**YOUR GOAL**
Starting at the first line of the listing below, repeat each line up to and including the one containing "YAxis, ReferenceLine, ReferenceDot". Leave out pictures.
---------- DATASET SECTION ----------
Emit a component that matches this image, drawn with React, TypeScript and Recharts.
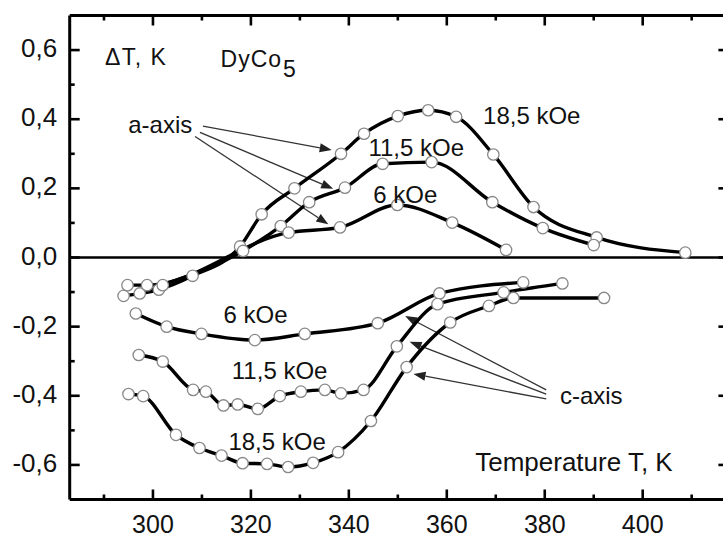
import React from 'react';
import { ComposedChart, Line, XAxis, YAxis, ReferenceLine, ReferenceDot } from 'recharts';

// ---------- data (T in K, dT in K) ----------
const a185 = [
  { t: 294.0, v: -0.111 }, { t: 301.2, v: -0.093 }, { t: 308.1, v: -0.053 }, { t: 317.8, v: 0.032 },
  { t: 322.2, v: 0.125 }, { t: 328.9, v: 0.2 }, { t: 338.4, v: 0.3 }, { t: 343.1, v: 0.358 },
  { t: 350.0, v: 0.409 }, { t: 356.2, v: 0.426 }, { t: 361.9, v: 0.407 }, { t: 369.5, v: 0.298 },
  { t: 377.7, v: 0.146 }, { t: 390.6, v: 0.058 }, { t: 408.7, v: 0.014 },
];
const a115 = [
  { t: 297.3, v: -0.104 }, { t: 302.0, v: -0.08 }, { t: 318.4, v: 0.019 }, { t: 326.1, v: 0.091 },
  { t: 331.9, v: 0.16 }, { t: 339.2, v: 0.202 }, { t: 346.9, v: 0.271 }, { t: 356.9, v: 0.276 },
  { t: 369.3, v: 0.16 }, { t: 379.6, v: 0.085 }, { t: 390.0, v: 0.036 },
];
const a6 = [
  { t: 294.8, v: -0.08 }, { t: 298.8, v: -0.08 }, { t: 327.7, v: 0.072 }, { t: 338.2, v: 0.087 },
  { t: 349.9, v: 0.152 }, { t: 361.1, v: 0.101 }, { t: 372.1, v: 0.022 },
];
const c6 = [
  { t: 296.5, v: -0.162 }, { t: 302.8, v: -0.2 }, { t: 309.9, v: -0.221 }, { t: 320.8, v: -0.239 },
  { t: 331.0, v: -0.221 }, { t: 345.9, v: -0.19 }, { t: 358.5, v: -0.104 }, { t: 375.6, v: -0.072 },
];
const c115 = [
  { t: 297.1, v: -0.282 }, { t: 302.0, v: -0.301 }, { t: 308.2, v: -0.383 }, { t: 310.8, v: -0.388 },
  { t: 314.4, v: -0.428 }, { t: 317.3, v: -0.425 }, { t: 321.4, v: -0.438 }, { t: 325.9, v: -0.401 },
  { t: 330.2, v: -0.388 }, { t: 335.1, v: -0.383 }, { t: 338.4, v: -0.393 }, { t: 343.0, v: -0.383 },
  { t: 349.8, v: -0.257 }, { t: 358.1, v: -0.135 }, { t: 371.6, v: -0.101 }, { t: 383.6, v: -0.075 },
];
const c185 = [
  { t: 295.0, v: -0.395 }, { t: 298.0, v: -0.401 }, { t: 304.7, v: -0.513 }, { t: 309.5, v: -0.551 },
  { t: 314.0, v: -0.573 }, { t: 318.3, v: -0.595 }, { t: 323.3, v: -0.597 }, { t: 327.6, v: -0.606 },
  { t: 332.7, v: -0.594 }, { t: 337.8, v: -0.563 }, { t: 344.5, v: -0.473 }, { t: 351.8, v: -0.317 },
  { t: 360.7, v: -0.188 }, { t: 368.6, v: -0.14 }, { t: 373.6, v: -0.117 }, { t: 392.1, v: -0.117 },
];

const xDomain = [283, 417.5];
const yDomain = [-0.7, 0.7];
const xTicks = [290, 300, 310, 320, 330, 340, 350, 360, 370, 380, 390, 400, 410];
const xLabelTicks = [300, 320, 340, 360, 380, 400];
const yTicks = [-0.6, -0.5, -0.4, -0.3, -0.2, -0.1, 0, 0.1, 0.2, 0.3, 0.4, 0.5, 0.6];
const yLabelTicks = [-0.6, -0.4, -0.2, 0, 0.2, 0.4, 0.6];

// text annotations (anchored at data coordinates: left edge / baseline)
const labels = [
  { t: 367.4, v: 0.385, text: '18,5 kOe', size: 24 },
  { t: 344.0, v: 0.294, text: '11,5 kOe', size: 24 },
  { t: 345.0, v: 0.159, text: '6 kOe', size: 24 },
  { t: 314.4, v: -0.189, text: '6 kOe', size: 24 },
  { t: 316.1, v: -0.351, text: '11,5 kOe', size: 24 },
  { t: 315.4, v: -0.557, text: '18,5 kOe', size: 24 },
  { t: 294.96, v: 0.359, text: 'a-axis', size: 24 },
  { t: 383.1, v: -0.425, text: 'c-axis', size: 24 },
  { t: 365.8, v: -0.617, text: 'Temperature T, K', size: 26 },
];
const yTitle = { t: 290.2, v: 0.557, text: '\u0394T, K' };
const compound = { t: 313.8, v: 0.552, base: 'DyCo', sub: '5' };

// arrows: from (t1,v1) to tip (t2,v2)
const arrows = [
  { t1: 310.2, v1: 0.38, t2: 336.5, v2: 0.311 },
  { t1: 309.6, v1: 0.362, t2: 336.8, v2: 0.199 },
  { t1: 308.6, v1: 0.35, t2: 335.8, v2: 0.096 },
  { t1: 380.3, v1: -0.383, t2: 351.5, v2: -0.169 },
  { t1: 380.3, v1: -0.395, t2: 352.4, v2: -0.244 },
  { t1: 380.3, v1: -0.409, t2: 353.2, v2: -0.337 },
];

const FONT = '"Liberation Sans", Arial, Helvetica, sans-serif';
const isMajorX = (v: number) => v % 20 === 0;
const isMajorY = (v: number) => Math.round(v * 10) % 2 === 0;

const BottomTick = (p: any) => {
  const { x, y, payload } = p;
  const v = payload.value;
  const major = isMajorX(v);
  return (
    <g>
      <line x1={x} x2={x} y1={y} y2={y - (major ? 10 : 5)} stroke="#000" strokeWidth={2.6} />
      {xLabelTicks.includes(v) && (
        <text x={x} y={y + 33} textAnchor="middle" fontSize={25} fontFamily={FONT} fill="#111">{v}</text>
      )}
    </g>
  );
};
const TopTick = (p: any) => {
  const { x, y, payload } = p;
  const major = isMajorX(payload.value);
  return <line x1={x} x2={x} y1={y} y2={y + (major ? 10 : 5)} stroke="#000" strokeWidth={2.6} />;
};
const LeftTick = (p: any) => {
  const { x, y, payload } = p;
  const v = payload.value;
  const major = isMajorY(v);
  const show = yLabelTicks.some((u) => Math.abs(u - v) < 1e-9);
  return (
    <g>
      <line x1={x} x2={x + (major ? 10 : 5)} y1={y} y2={y} stroke="#000" strokeWidth={2.6} />
      {show && (
        <text x={x - 12.5} y={y + 7} textAnchor="end" fontSize={26} fontFamily={FONT} fill="#111">
          {v.toFixed(1).replace('.', ',')}
        </text>
      )}
    </g>
  );
};
const RightTick = (p: any) => {
  const { x, y, payload } = p;
  const major = isMajorY(payload.value);
  return <line x1={x} x2={x - (major ? 10 : 5)} y1={y} y2={y} stroke="#000" strokeWidth={2.6} />;
};

const Dot = (p: any) => {
  const { cx, cy, index } = p;
  if (cx == null || cy == null) return <g key={index} />;
  return <circle key={index} cx={cx} cy={cy} r={5.7} fill="#fff" stroke="#888" strokeWidth={1.3} />;
};

const Arrow = (p: any) => {
  const { x1, y1, x2, y2 } = p;
  const dx = x2 - x1;
  const dy = y2 - y1;
  const len = Math.sqrt(dx * dx + dy * dy) || 1;
  const ux = dx / len;
  const uy = dy / len;
  const L = 12;
  const W = 4.5;
  const bx = x2 - ux * L;
  const by = y2 - uy * L;
  const pts = `${x2},${y2} ${bx - uy * W},${by + ux * W} ${bx + uy * W},${by - ux * W}`;
  return (
    <g>
      <line x1={x1} y1={y1} x2={bx} y2={by} stroke="#333" strokeWidth={1.3} />
      <polygon points={pts} fill="#222" />
    </g>
  );
};

const series = [a185, a115, a6, c6, c115, c185];

export default function App() {
  return (
    <div style={{ position: 'absolute', left: 0, top: 0, width: 723, height: 538, overflow: 'hidden', background: '#fff' }}>
      <ComposedChart width={735} height={538} margin={{ top: 14.5, right: 5.6, bottom: 37.5, left: 68.7 }}>
        <XAxis xAxisId="b" type="number" dataKey="t" orientation="bottom" domain={xDomain} ticks={xTicks}
          allowDataOverflow height={1} tickSize={0} tickMargin={0} tickLine={false}
          axisLine={{ stroke: '#000', strokeWidth: 3 }} tick={<BottomTick />} interval={0} />
        <XAxis xAxisId="t" type="number" dataKey="t" orientation="top" domain={xDomain} ticks={xTicks}
          allowDataOverflow height={1} tickSize={0} tickMargin={0} tickLine={false}
          axisLine={{ stroke: '#000', strokeWidth: 3 }} tick={<TopTick />} interval={0} />
        <YAxis yAxisId="l" type="number" dataKey="v" orientation="left" domain={yDomain} ticks={yTicks}
          allowDataOverflow width={1} tickSize={0} tickMargin={0} tickLine={false}
          axisLine={{ stroke: '#000', strokeWidth: 3 }} tick={<LeftTick />} interval={0} />
        <YAxis yAxisId="r" type="number" dataKey="v" orientation="right" domain={yDomain} ticks={yTicks}
          allowDataOverflow width={1} tickSize={0} tickMargin={0} tickLine={false}
          axisLine={{ stroke: '#000', strokeWidth: 3 }} tick={<RightTick />} interval={0} />

        <ReferenceLine xAxisId="b" yAxisId="l" y={0} stroke="#000" strokeWidth={2.6} />

        {arrows.map((a, i) => (
          <ReferenceLine key={'ar' + i} xAxisId="b" yAxisId="l" ifOverflow="visible"
            segment={[{ x: a.t1, y: a.v1 }, { x: a.t2, y: a.v2 }]} shape={<Arrow />} />
        ))}

        {series.map((d, i) => (
          <Line key={'s' + i} xAxisId="b" yAxisId="l" data={d} dataKey="v" type="monotone"
            stroke="#000" strokeWidth={3.4} dot={<Dot />} activeDot={false} isAnimationActive={false} />
        ))}

        {labels.map((l, i) => (
          <ReferenceDot key={'lb' + i} xAxisId="b" yAxisId="l" x={l.t} y={l.v} r={0} ifOverflow="visible"
            shape={(p: any) => (
              <text x={p.cx} y={p.cy} fontSize={l.size} fontFamily={FONT} fill="#111">{l.text}</text>
            )} />
        ))}
        <ReferenceDot xAxisId="b" yAxisId="l" x={yTitle.t} y={yTitle.v} r={0} ifOverflow="visible"
          shape={(p: any) => (
            <text x={p.cx} y={p.cy} fontSize={23} fontFamily={FONT} fill="#111" letterSpacing={1.5}>{yTitle.text}</text>
          )} />
        <ReferenceDot xAxisId="b" yAxisId="l" x={compound.t} y={compound.v} r={0} ifOverflow="visible"
          shape={(p: any) => (
            <text x={p.cx} y={p.cy} fontSize={23} fontFamily={FONT} fill="#111" letterSpacing={1}>
              {compound.base}
              <tspan dy={10} dx={1}>{compound.sub}</tspan>
            </text>
          )} />
      </ComposedChart>
    </div>
  );
}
----------
**FINISHED TASK**
Emit a component that matches this image, drawn with React, TypeScript and Recharts.
import React from 'react';
import { ComposedChart, Line, XAxis, YAxis, ReferenceLine, ReferenceDot } from 'recharts';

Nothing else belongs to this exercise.